Altro giro in Lega Pro, altro fallimento. Questa volta, come previsto e documentato da quotidiani e tv, a saltare per aria è il Modena, 105 anni di storia cancellati con il gomito per quattro stipendi non pagati ai calciatori: servivano 500 mila euro sull’unghia per evitare il collasso finanziario, invece quattro partite non giocate per lo sciopero degli atleti, consigliato dall’Assocalciatori, l’ultima contro il Santarcanrgelo.

Radiazione, come prevede il regolamento. Un’agonia che ha lasciato tracce per settimane. E un epilogo triste. Ovviamente, le radici del fallimento del Modena sono profonde. Vanno ben oltre l’ormai cronica incapacità gestionale dei club nelle categorie inferiori. E anche il sovraffollamento in Lega Pro, nel 2017/2018 tre gironi, quello meridionale a 18 squadre.
È il sistema, che consente operazioni finanziate ardite anche nella scalata cinese al Milan con Fassone poi corre alla Uefa per sottoporre un business plan per evitare le sanzioni del Fai Play Finanziario, che perde pezzi. E perde anche club gloriosi.
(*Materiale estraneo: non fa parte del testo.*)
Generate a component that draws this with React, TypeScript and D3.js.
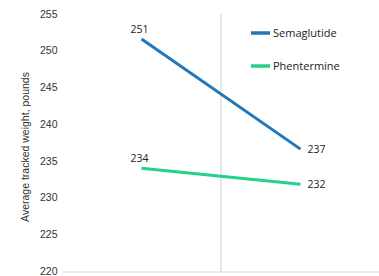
import React from "react";
import * as d3 from "d3";

const categories = ["Start", "End"];
const seriesNames = ["Semaglutide", "Phentermine"];
const semaglutide = [251.6, 236.6];
const phentermine = [234.0, 231.8];
const labels = [["251", "237"], ["234", "232"]];
const yTicks = [220, 225, 230, 235, 240, 245, 250, 255];
const colors = ["#2277b8", "#24d18a"];

export default function App() {
  const W = 379, H = 276;
  const x = d3.scaleBand<string>().domain(categories).range([62, 380]);
  const y = d3.scaleLinear().domain([220, 255]).range([271, 14]);
  const series = [semaglutide, phentermine];
  const line = d3.line<number>()
    .x((_, i) => (x(categories[i]) as number) + x.bandwidth() / 2)
    .y((d) => y(d));
  const boundary = x(categories[1]) as number;
  return (
    <svg width={W} height={H} style={{ position: "absolute", left: 0, top: 0, background: "#fff" }}>
      <line x1={boundary} x2={boundary} y1={14} y2={272} stroke="#d8d8dc" strokeWidth={1.2} />
      <line x1={62} x2={379} y1={272} y2={272} stroke="#d8d8dc" strokeWidth={1.2} />
      {yTicks.map((t) => (
        <text key={t} x={40} y={y(t)} dy="0.35em" fontFamily="Liberation Sans, Arial, sans-serif" fontSize={10.5} fill="#333">
          {t}
        </text>
      ))}
      <text
        transform={`translate(26,${147}) rotate(-90)`}
        textAnchor="middle"
        dominantBaseline="middle"
        fontFamily="Liberation Sans, Arial, sans-serif"
        fontSize={10.5}
        fill="#333"
      >
        Average tracked weight, pounds
      </text>
      {series.map((s, si) => (
        <path key={si} d={line(s) || ""} fill="none" stroke={colors[si]} strokeWidth={3} />
      ))}
      {series.map((s, si) =>
        s.map((v, i) => {
          const cx = (x(categories[i]) as number) + x.bandwidth() / 2;
          const isFirst = i === 0;
          return (
            <text
              key={`${si}-${i}`}
              x={isFirst ? cx - 2 : cx + 7}
              y={isFirst ? y(v) - 10 : y(v)}
              dy="0.35em"
              textAnchor={isFirst ? "middle" : "start"}
              fontFamily="Open Sans, sans-serif"
              fontSize={10.5}
              fill="#222"
            >
              {labels[si][i]}
            </text>
          );
        })
      )}
      {seriesNames.map((n, i) => (
        <g key={n} transform={`translate(251,${33 + i * 33})`}>
          <line x1={0} x2={19} y1={0} y2={0} stroke={colors[i]} strokeWidth={3.5} />
          <text x={22} y={0} dy="0.35em" fontFamily="Open Sans, sans-serif" fontSize={11} fill="#222">
            {n}
          </text>
        </g>
      ))}
    </svg>
  );
}
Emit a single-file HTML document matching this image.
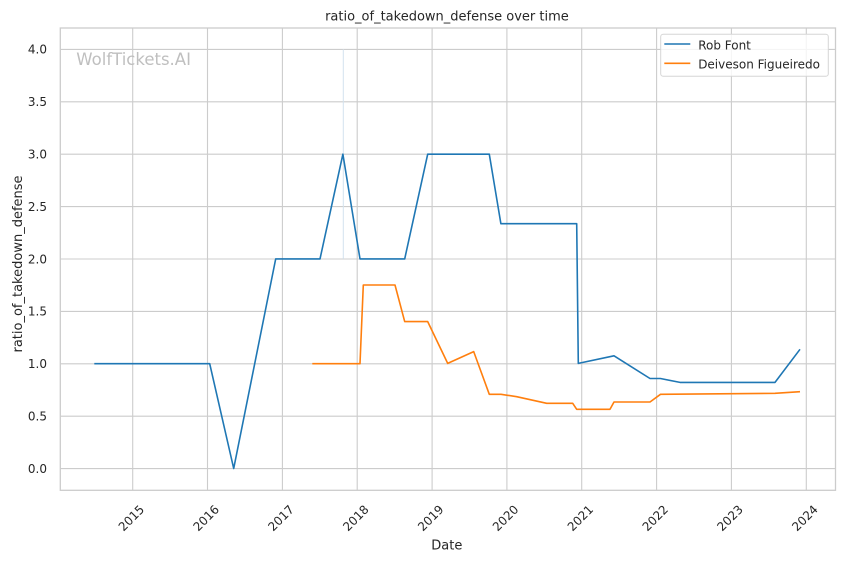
<!DOCTYPE html>
<html>
<head>
<meta charset="utf-8">
<style>
  html, body { margin: 0; padding: 0; background: #ffffff; }
  svg { display: block; }
  text { font-family: "DejaVu Sans", "Liberation Sans", sans-serif; fill: #262626; }
</style>
</head>
<body>
<svg width="844" height="561" viewBox="0 0 844 561" xmlns="http://www.w3.org/2000/svg">
  <rect x="0" y="0" width="844" height="561" fill="#ffffff"/>

  <!-- horizontal grid -->
  <g stroke="#cccccc" stroke-width="1.1" fill="none">
    <line x1="60.3" y1="468.6" x2="835.5" y2="468.6"/>
    <line x1="60.3" y1="416.2" x2="835.5" y2="416.2"/>
    <line x1="60.3" y1="363.8" x2="835.5" y2="363.8"/>
    <line x1="60.3" y1="311.4" x2="835.5" y2="311.4"/>
    <line x1="60.3" y1="259.0" x2="835.5" y2="259.0"/>
    <line x1="60.3" y1="206.6" x2="835.5" y2="206.6"/>
    <line x1="60.3" y1="154.2" x2="835.5" y2="154.2"/>
    <line x1="60.3" y1="101.8" x2="835.5" y2="101.8"/>
    <line x1="60.3" y1="49.4" x2="835.5" y2="49.4"/>
  </g>
  <!-- vertical grid -->
  <g stroke="#cccccc" stroke-width="1.1" fill="none">
    <line x1="132.7" y1="28" x2="132.7" y2="490.3"/>
    <line x1="207.5" y1="28" x2="207.5" y2="490.3"/>
    <line x1="282.4" y1="28" x2="282.4" y2="490.3"/>
    <line x1="357.2" y1="28" x2="357.2" y2="490.3"/>
    <line x1="432.1" y1="28" x2="432.1" y2="490.3"/>
    <line x1="506.9" y1="28" x2="506.9" y2="490.3"/>
    <line x1="581.7" y1="28" x2="581.7" y2="490.3"/>
    <line x1="656.6" y1="28" x2="656.6" y2="490.3"/>
    <line x1="731.4" y1="28" x2="731.4" y2="490.3"/>
    <line x1="806.3" y1="28" x2="806.3" y2="490.3"/>
  </g>

  <!-- spines -->
  <rect x="60.3" y="28" width="775.2" height="462.3" fill="none" stroke="#cccccc" stroke-width="1.3"/>

  <!-- watermark -->
  <text x="76.3" y="65" font-size="16.5" style="fill:#bfbfbf">WolfTickets.AI</text>

  <!-- faint vertical line -->
  <line x1="343.3" y1="49.4" x2="343.3" y2="258.9" stroke="#d3e2ee" stroke-width="1"/>

  <!-- series -->
  <polyline fill="none" stroke="#1f77b4" stroke-width="1.6" stroke-linejoin="round"
    points="94.3,363.7 209.7,363.7 233.7,468.5 275.7,258.9 320,258.9 342.9,154.2 360,258.9 404.7,258.9 427.7,154.2 489.3,154.2 500.9,223.7 576.7,223.7 578.3,363.4 614,355.8 650,378.5 660.4,378.5 680,382.4 775,382.4 800,349.3"/>
  <polyline fill="none" stroke="#ff7f0e" stroke-width="1.6" stroke-linejoin="round"
    points="312.3,363.7 360,363.7 363.3,285 395,285 404.7,321.6 427.7,321.6 447.7,363.4 473.7,351.6 489.3,394.3 501,394.3 516.7,396.7 546.7,403.3 572.7,403.3 576.7,409.3 610,409.3 614,402 650,402 660.5,394.3 775,393.3 800,391.7"/>

  <!-- y tick labels -->
  <g font-size="12" text-anchor="end">
    <text x="47" y="472.9">0.0</text>
    <text x="47" y="420.5">0.5</text>
    <text x="47" y="368.1">1.0</text>
    <text x="47" y="315.7">1.5</text>
    <text x="47" y="263.3">2.0</text>
    <text x="47" y="210.9">2.5</text>
    <text x="47" y="158.5">3.0</text>
    <text x="47" y="106.1">3.5</text>
    <text x="47" y="53.7">4.0</text>
  </g>

  <!-- x tick labels -->
  <g font-size="12" text-anchor="middle">
    <text transform="translate(131.2,518) rotate(-45)" x="0" y="4.3">2015</text>
    <text transform="translate(206,518) rotate(-45)" x="0" y="4.3">2016</text>
    <text transform="translate(280.9,518) rotate(-45)" x="0" y="4.3">2017</text>
    <text transform="translate(355.7,518) rotate(-45)" x="0" y="4.3">2018</text>
    <text transform="translate(430.6,518) rotate(-45)" x="0" y="4.3">2019</text>
    <text transform="translate(505.4,518) rotate(-45)" x="0" y="4.3">2020</text>
    <text transform="translate(580.2,518) rotate(-45)" x="0" y="4.3">2021</text>
    <text transform="translate(655.1,518) rotate(-45)" x="0" y="4.3">2022</text>
    <text transform="translate(729.9,518) rotate(-45)" x="0" y="4.3">2023</text>
    <text transform="translate(804.8,518) rotate(-45)" x="0" y="4.3">2024</text>
  </g>

  <!-- axis labels -->
  <text x="446.8" y="549.3" font-size="13" text-anchor="middle">Date</text>
  <text transform="translate(22,264) rotate(-90)" x="0" y="0" font-size="13" text-anchor="middle">ratio_of_takedown_defense</text>

  <!-- title -->
  <text x="446.9" y="20.7" font-size="13" text-anchor="middle">ratio_of_takedown_defense over time</text>

  <!-- legend -->
  <rect x="660.7" y="34.3" width="167.6" height="42" rx="2.5" ry="2.5" fill="#ffffff" fill-opacity="0.8" stroke="#d6d6d6" stroke-width="1"/>
  <line x1="664.3" y1="44" x2="690.3" y2="44" stroke="#1f77b4" stroke-width="1.6"/>
  <line x1="664.3" y1="63.3" x2="690.3" y2="63.3" stroke="#ff7f0e" stroke-width="1.6"/>
  <text x="698.2" y="49.3" font-size="12">Rob Font</text>
  <text x="698.2" y="68.3" font-size="12">Deiveson Figueiredo</text>
</svg>
</body>
</html>
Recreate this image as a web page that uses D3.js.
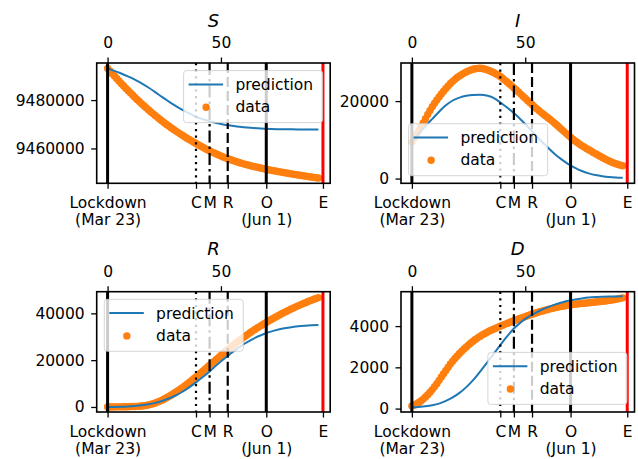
<!DOCTYPE html>
<html>
<head>
<meta charset="utf-8">
<script src="https://cdn.jsdelivr.net/npm/d3@7"></script>
<style>
  html, body { margin: 0; padding: 0; background: #fff; }
  svg { display: block; }
  text { font-family: "DejaVu Sans", sans-serif; }
</style>
</head>
<body>
<svg id="chart" width="638" height="459"></svg>
<script>
// ---------------- data ----------------
// days since lockdown (Mar 23)
const dataDays = d3.range(0, 94);        // observed data, daily
const predDays = d3.range(0, 94, 3);     // model prediction, every 3 days

const S_data = [9493100, 9492040, 9490990, 9489950, 9488920, 9487905, 9486905, 9485915, 9484940, 9483980,
  9483035, 9482105, 9481190, 9480290, 9479405, 9478535, 9477680, 9476840, 9476015, 9475205,
  9474410, 9473630, 9472865, 9472115, 9471380, 9470660, 9469955, 9469265, 9468590, 9467930,
  9467285, 9466655, 9466040, 9465440, 9464850, 9464270, 9463700, 9463140, 9462590, 9462050,
  9461520, 9461000, 9460490, 9459990, 9459500, 9459025, 9458565, 9458120, 9457690, 9457275,
  9456875, 9456490, 9456120, 9455765, 9455425, 9455100, 9454790, 9454490, 9454200, 9453920,
  9453650, 9453390, 9453140, 9452900, 9452668, 9452443, 9452225, 9452013, 9451807, 9451607,
  9451412, 9451222, 9451036, 9450854, 9450676, 9450501, 9450329, 9450160, 9449994, 9449831,
  9449671, 9449513, 9449357, 9449203, 9449051, 9448901, 9448753, 9448607, 9448463, 9448321,
  9448181, 9448043, 9447907, 9447773];
const S_pred = [9493100, 9492100, 9491000, 9489800, 9488500, 9486900, 9485200, 9483300, 9481300, 9479400,
  9477600, 9476000, 9474500, 9473100, 9472100, 9471250, 9470550, 9469950, 9469500, 9469100,
  9468800, 9468550, 9468350, 9468180, 9468070, 9467990, 9467930, 9467900, 9467880, 9467870,
  9467865, 9467860];

const I_data = [9470, 10400, 11340, 12290, 13300, 14380, 15470, 16540, 17580, 18550,
  19450, 20280, 21040, 21830, 22560, 23260, 23920, 24550, 25100, 25610,
  26080, 26500, 26880, 27220, 27530, 27800, 28030, 28220, 28360, 28440,
  28470, 28420, 28300, 28120, 27900, 27650, 27370, 27060, 26720, 26360,
  25900, 25420, 24930, 24430, 23920, 23400, 22870, 22340, 21800, 21260,
  20720, 20180, 19640, 19100, 18570, 18060, 17570, 17090, 16620, 16160,
  15710, 15270, 14770, 14260, 13750, 13230, 12710, 12190, 11670, 11160,
  10650, 10180, 9730, 9300, 8890, 8500, 8130, 7780, 7440, 7100,
  6760, 6420, 6080, 5750, 5430, 5120, 4830, 4550, 4290, 4050,
  3830, 3630, 3460, 3320];
const I_pred = [9470, 11600, 13550, 15400, 17250, 18900, 20150, 20900, 21380, 21600,
  21640, 21450, 20850, 19650, 18350, 16900, 15250, 13450, 11600, 9700,
  8000, 6350, 4950, 3750, 2750, 1950, 1350, 900, 600, 400,
  280, 200];

const R_data = [0, 10, 20, 30, 40, 50, 60, 80, 100, 120,
  150, 180, 220, 270, 330, 400, 520, 680, 880, 1120,
  1400, 1720, 2080, 2480, 2920, 3400, 3920, 4470, 5050, 5650,
  6275, 6920, 7590, 8280, 8990, 9720, 10480, 11250, 12030, 12820,
  13620, 14440, 15270, 16110, 16950, 17800, 18650, 19500, 20340, 21180,
  22020, 22850, 23670, 24480, 25280, 26070, 26840, 27600, 28340, 29060,
  29760, 30450, 31130, 31800, 32450, 33090, 33720, 34340, 34950, 35550,
  36140, 36710, 37270, 37820, 38360, 38890, 39410, 39920, 40420, 40910,
  41390, 41860, 42320, 42770, 43210, 43640, 44060, 44470, 44870, 45260,
  45640, 46010, 46370, 46720];
const R_pred = [0, 20, 80, 200, 400, 700, 1150, 1750, 2550, 3600,
  4900, 6500, 8400, 10500, 12800, 15200, 17800, 20300, 22600, 24800,
  26800, 28500, 30000, 31200, 32200, 33000, 33600, 34100, 34450, 34700,
  34880, 34980];

const D_data = [130, 175, 230, 295, 370, 460, 560, 670, 790, 920,
  1060, 1210, 1370, 1530, 1690, 1850, 2010, 2160, 2300, 2430,
  2550, 2670, 2780, 2890, 2990, 3090, 3180, 3270, 3350, 3430,
  3500, 3570, 3630, 3690, 3750, 3800, 3850, 3900, 3950, 3995,
  4040, 4085, 4130, 4175, 4220, 4260, 4300, 4340, 4380, 4420,
  4460, 4500, 4540, 4575, 4610, 4645, 4680, 4715, 4745, 4775,
  4805, 4835, 4860, 4885, 4910, 4935, 4955, 4975, 4995, 5015,
  5030, 5045, 5060, 5075, 5090, 5100, 5110, 5120, 5130, 5142,
  5154, 5166, 5178, 5190, 5203, 5216, 5230, 5245, 5262, 5280,
  5300, 5320, 5345, 5370];
const D_pred = [60, 80, 110, 160, 240, 370, 540, 760, 1040, 1380,
  1780, 2200, 2640, 3080, 3500, 3880, 4180, 4420, 4610, 4780,
  4920, 5040, 5140, 5230, 5290, 5340, 5380, 5405, 5420, 5432,
  5440, 5445];

// event markers on the bottom axis (days since lockdown)
const eventDays   = [0, 39, 45, 53, 70, 95];
const eventLabels = ["Lockdown\n(Mar 23)", "C", "M", "R", "O\n(Jun 1)", "E"];
const topTicks    = [0, 50];

const seriesNames = ["prediction", "data"];

// ---------------- styling / layout ----------------
const BLUE = "#1f77b4", ORANGE = "#ff7f0e";
const FONT = 15.5;
const DOT_R = 3.7;
const eventStyles = [
  { color: "#000", width: 3,   dash: null },
  { color: "#000", width: 2.2, dash: "2.2,4.4" },
  { color: "#000", width: 2.2, dash: "12,4,2.5,4" },
  { color: "#000", width: 2.2, dash: "10,4" },
  { color: "#000", width: 3,   dash: null },
  { color: "#ff0000", width: 3, dash: null }
];

const colX = [96.7, 401];
const rowY = [63, 291.7];
const PW = 233.5, PH = 120.3;
const xDomain = [-4.8, 98.2];

const panels = [
  { title: "S", data: S_data, pred: S_pred, yDomain: [9445600, 9495330], yTicks: [9460000, 9480000], col: 0, row: 0, legend: "upper right" },
  { title: "I", data: I_data, pred: I_pred, yDomain: [-1220, 29830], yTicks: [0, 20000], col: 1, row: 0, legend: "lower left" },
  { title: "R", data: R_data, pred: R_pred, yDomain: [-2150, 49250], yTicks: [0, 20000, 40000], col: 0, row: 1, legend: "upper left" },
  { title: "D", data: D_data, pred: D_pred, yDomain: [-165, 5667], yTicks: [0, 2000, 4000], col: 1, row: 1, legend: "lower right" }
];

const svg = d3.select("#chart");
svg.append("rect").attr("width", 638).attr("height", 459).attr("fill", "#fff");

panels.forEach((p, pi) => {
  const x0 = colX[p.col], y0 = rowY[p.row];
  const x = d3.scaleLinear().domain(xDomain).range([0, PW]);
  const y = d3.scaleLinear().domain(p.yDomain).range([PH, 0]);

  const g = svg.append("g").attr("transform", `translate(${x0},${y0})`);

  const clipId = "clip" + pi;
  g.append("clipPath").attr("id", clipId)
    .append("rect").attr("width", PW).attr("height", PH);

  const plot = g.append("g").attr("clip-path", `url(#${clipId})`);

  // observed data (dots)
  plot.append("g").selectAll("circle")
    .data(p.data.map((v, i) => [dataDays[i], v]))
    .join("circle")
    .attr("cx", d => x(d[0]))
    .attr("cy", d => y(d[1]))
    .attr("r", DOT_R)
    .attr("fill", ORANGE);

  // prediction (line)
  const line = d3.line().x(d => x(d[0])).y(d => y(d[1])).curve(d3.curveMonotoneX);
  plot.append("path")
    .datum(p.pred.map((v, i) => [predDays[i], v]))
    .attr("d", line)
    .attr("fill", "none")
    .attr("stroke", BLUE)
    .attr("stroke-width", 2);

  // event lines
  eventDays.forEach((d, i) => {
    const st = eventStyles[i];
    plot.append("line")
      .attr("x1", x(d)).attr("x2", x(d))
      .attr("y1", 0).attr("y2", PH)
      .attr("stroke", st.color)
      .attr("stroke-width", st.width)
      .attr("stroke-dasharray", st.dash);
  });

  // frame
  g.append("rect").attr("width", PW).attr("height", PH)
    .attr("fill", "none").attr("stroke", "#000").attr("stroke-width", 1.6);

  // left axis
  const ay = g.append("g").call(d3.axisLeft(y).tickValues(p.yTicks).tickFormat(d3.format("d")).tickSize(5.5).tickPadding(6.5));
  ay.select(".domain").remove();
  ay.attr("font-size", FONT).attr("font-family", "DejaVu Sans");
  ay.selectAll(".tick line").attr("stroke-width", 1.3);
  ay.selectAll(".tick text").attr("fill", "#000");

  // bottom axis with event labels
  const ab = g.append("g").attr("transform", `translate(0,${PH})`)
    .call(d3.axisBottom(x).tickValues(eventDays).tickSize(5.5));
  ab.select(".domain").remove();
  ab.attr("font-size", FONT).attr("font-family", "DejaVu Sans");
  ab.selectAll(".tick line").attr("stroke-width", 1.3);
  ab.selectAll(".tick text").each(function(d, i) {
    const t = d3.select(this);
    t.text(null).attr("dy", null).attr("y", null).attr("fill", "#000");
    eventLabels[i].split("\n").forEach((ln, j) => {
      t.append("tspan").attr("x", 0).attr("y", 25 + j * 17).text(ln);
    });
  });

  // top axis (day numbers)
  const at = g.append("g").call(d3.axisTop(x).tickValues(topTicks).tickSize(5.5).tickPadding(9.2));
  at.select(".domain").remove();
  at.attr("font-size", FONT).attr("font-family", "DejaVu Sans");
  at.selectAll(".tick line").attr("stroke-width", 1.3);
  at.selectAll(".tick text").attr("fill", "#000");

  // title
  g.append("text")
    .attr("x", PW / 2).attr("y", -36.4)
    .attr("text-anchor", "middle")
    .attr("font-size", 18)
    .attr("font-style", "italic")
    .attr("fill", "#000")
    .text(p.title);

  // legend
  const LW = 139, LH = 52, inset = 7.6;
  let lx, ly;
  if (p.legend === "upper right") { lx = PW - inset - LW; ly = inset; }
  else if (p.legend === "lower left") { lx = inset; ly = PH - inset - LH; }
  else if (p.legend === "upper left") { lx = inset; ly = inset; }
  else { lx = PW - inset - LW; ly = PH - inset - LH; }
  const lg = g.append("g").attr("transform", `translate(${lx},${ly})`);
  lg.append("rect").attr("width", LW).attr("height", LH).attr("rx", 3)
    .attr("fill", "#fff").attr("fill-opacity", 0.8)
    .attr("stroke", "#ccc").attr("stroke-opacity", 0.8).attr("stroke-width", 1);
  lg.append("line").attr("x1", 5).attr("x2", 39.5).attr("y1", 13.8).attr("y2", 13.8)
    .attr("stroke", BLUE).attr("stroke-width", 2);
  lg.append("circle").attr("cx", 22.5).attr("cy", 36.6).attr("r", DOT_R).attr("fill", ORANGE);
  seriesNames.forEach((nm, i) => {
    lg.append("text").attr("x", 51.8).attr("y", 19.3 + i * 22.3)
      .attr("font-size", FONT).attr("fill", "#000").text(nm);
  });
});
</script>
</body>
</html>
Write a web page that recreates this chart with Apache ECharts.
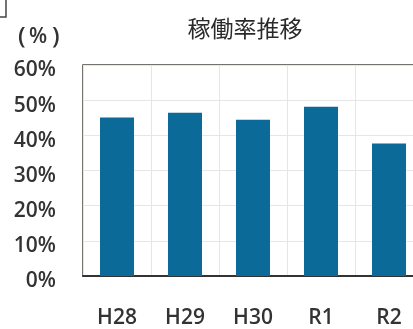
<!DOCTYPE html>
<html>
<head>
<meta charset="utf-8">
<script src="https://cdn.jsdelivr.net/npm/echarts@6/dist/echarts.min.js"></script>
<style>
html,body{margin:0;padding:0;background:#fff;overflow:hidden;}
#wrap{width:413px;height:329px;overflow:hidden;}
#chart{width:440px;height:329px;}
</style>
</head>
<body>
<div id="wrap"><div id="chart"></div></div>
<script>
// Fiscal years (Heisei 28 .. Reiwa 2) and operating rate in percent
const categories = ['H28', 'H29', 'H30', 'R1', 'R2'];
const rates = [45.1, 46.4, 44.4, 48.1, 37.7];
const yTicks = [0, 10, 20, 30, 40, 50, 60];
const unitLabel = ['(', '%', ')'];

const chart = echarts.init(document.getElementById('chart'));
const cjk = '"Noto Sans CJK JP", "Noto Sans", sans-serif';
const latin = '"Open Sans", "Noto Sans", sans-serif';
const textColor = '#333';

// unit label above the value axis, spaced out like a typeset "( % )"
const unitX = [18, 29, 52];
const unitGraphics = unitLabel.map((ch, i) => ({
  type: 'text',
  x: unitX[i],
  y: 37,
  style: {
    text: ch,
    font: '600 ' + (ch === '%' ? 21 : 24) + 'px ' + latin,
    fill: textColor,
    textVerticalAlign: 'middle'
  }
}));

chart.setOption({
  animation: false,
  backgroundColor: '#ffffff',
  title: {
    text: '稼働率推移',
    left: 240,
    textAlign: 'center',
    top: 12,
    textStyle: { fontFamily: cjk, fontSize: 23, fontWeight: 'normal', color: '#2a2a2a' }
  },
  graphic: unitGraphics.concat([
    {
      type: 'polyline',
      shape: { points: [[6, 0], [6, 17], [0, 17]] },
      style: { stroke: '#444', lineWidth: 1.5, fill: null }
    }
  ]),
  grid: {
    left: 83,
    top: 65,
    width: 340,
    height: 211,
    outerBoundsMode: 'none',
    show: true,
    borderColor: '#4a4540',
    borderWidth: 1.5,
    backgroundColor: 'transparent'
  },
  xAxis: {
    type: 'category',
    data: categories,
    axisLine: { show: true, lineStyle: { color: '#333', width: 2 } },
    axisTick: { show: false },
    splitLine: { show: true, interval: 0, lineStyle: { color: '#e6e6e6', width: 1 } },
    axisLabel: { margin: 32, fontFamily: latin, fontWeight: 600, fontSize: 21, color: textColor }
  },
  yAxis: {
    type: 'value',
    min: yTicks[0],
    max: yTicks[yTicks.length - 1],
    interval: 10,
    axisLine: { show: false },
    axisTick: { show: false },
    splitLine: { show: true, lineStyle: { color: '#e6e6e6', width: 1 } },
    axisLabel: {
      margin: 27,
      verticalAlign: 'top',
      lineHeight: 11,
      fontFamily: latin,
      fontWeight: 600,
      fontSize: 21,
      color: textColor,
      formatter: v => v + '%'
    }
  },
  series: [{
    type: 'bar',
    data: rates,
    barWidth: 34,
    itemStyle: { color: '#0b6a98' }
  }]
});
</script>
</body>
</html>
Come il Siena, che ha avuto una storia significativa nell’ultimo decennio in Serie A. Oppure il Como. L’elenco dei club che hanno affrontato il disastro del fallimento conta venti società negli ultimi cinque anni. La media è preoccupante e non ci sono i segnali dell’inversione di marcia. La Lega e i suoi mancati controlli si prende il ruolo principale tra i colpevoli della sindrome da fallimento.

Sul Modena, per esempio incombevano nubi nere da cinque anni, con il presidente Antonio Caliendo, storico procuratore di Roberto Baggio, uno dei primi agenti di potere nel calcio italiano, che entrava nella società emiliana sette anni fa come consulente, nonostante il club fosse praticamente suo, la sua società romana ACGF deteneva le quote del club.
Tre anni dopo Caliendo era ufficialmente il patron del Modena, la maggioranza delle azioni finivano alla holding lussemburghese World Promotion Company, di cui Caliendo era amministratore, controllata a sua volta da una società con sede alle Isole Vergini. Un paradiso fiscale, per intenderci.

Nessuno ha messo in dubbio questo gioco di scatole cinesi. Le ultime vicende sono conosciute: Caliendo che accumulava fino a cinque milioni di euro di debiti, oltre a impoverire il valore e la qualità della squadra. E poche obiezioni dai palazzi della Lega sono arrivate quando Caliendo scaricava la patata bollente – lo scorso ottobre, dopo le prime due partite non disputate – all’ex presidente del Varese Aldo Taddeo, che aveva riempito i quotidiani di parole ma non la cassa societaria con pacchi di euro. Quindi, stipendi non pagati per calciatori, staff, dipendenti e un calcio verso la radiazione, verso il fallimento.